The new cards, which are the same shape and size as their predecessors, combine chip-and-pin technology with a fingerprint reader to remember the holder’s identity. The cards’ EMV chip can store up to two fingerprints in an encrypted digital template, both of which have to be taken from the same person. The cards are compatible with existing chip-and-pin terminals worldwide, meaning vendors do not have to buy new hardware.
“Biometric capability will mean added convenience and enhanced security for our customers,” said Richard van Rensburg, deputy CEO of Pick n Pay. “The technology creates a platform on which we can further our strategy of personalising the shopping experience in a meaningful way. We have been extremely impressed with the robust and secure nature of the technology.”
The new cards combine chip-and-pin technology with a fingerprint reader to remember the holder’s identity
Such biometric safeguards are generally more secure than keyed passwords like PINs, which can easily be stolen, spied on or phished. That said, fingerprint readers can also be fooled with the right techniques. For example, a German security firm recently got around the locking features of Samsung Galaxy S8 and iPhone devices by lifting a fingerprint from an impression on glass and recreating it in a glue mould.

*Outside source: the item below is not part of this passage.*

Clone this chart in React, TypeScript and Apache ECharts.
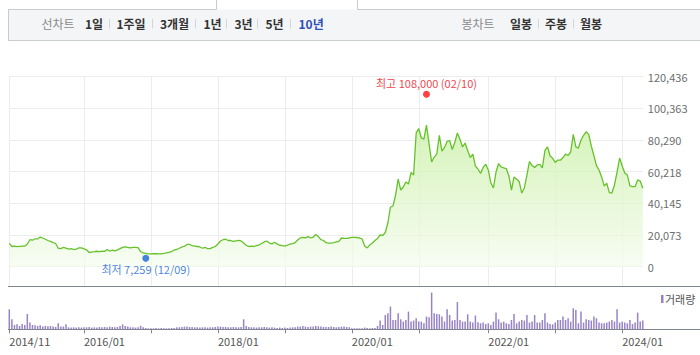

The introduction of biometric controls to a time-honoured, offline device is a breath of fresh air in the payment technology sector, which is increasingly turning towards mobile phones and online platforms as a means of innovation. Since Apple launched its Pay service in December 2015, many others have followed suit.
Mastercard itself has been rolling out biometric security measures for some time. In October 2016 it launched a mobile application that allows online payments to be made with selfies and fingerprint scans, taking advantage of the latest facial recognition software and touch-based hardware on smartphones.
While biometric security will probably be the future of payment technology, classic measures like security codes and signatures are likely to endure for some time. For example, PINs will still be necessary at cashpoints that swallow cards whole and are therefore incompatible with a card that needs constant physical contact with the user. Consequently, the introduction of biometric security to payment cards is likely to unfold in a similar way to contactless payment systems, which have generally been welcomed warmly by users whose security-related qualms died down relatively quickly.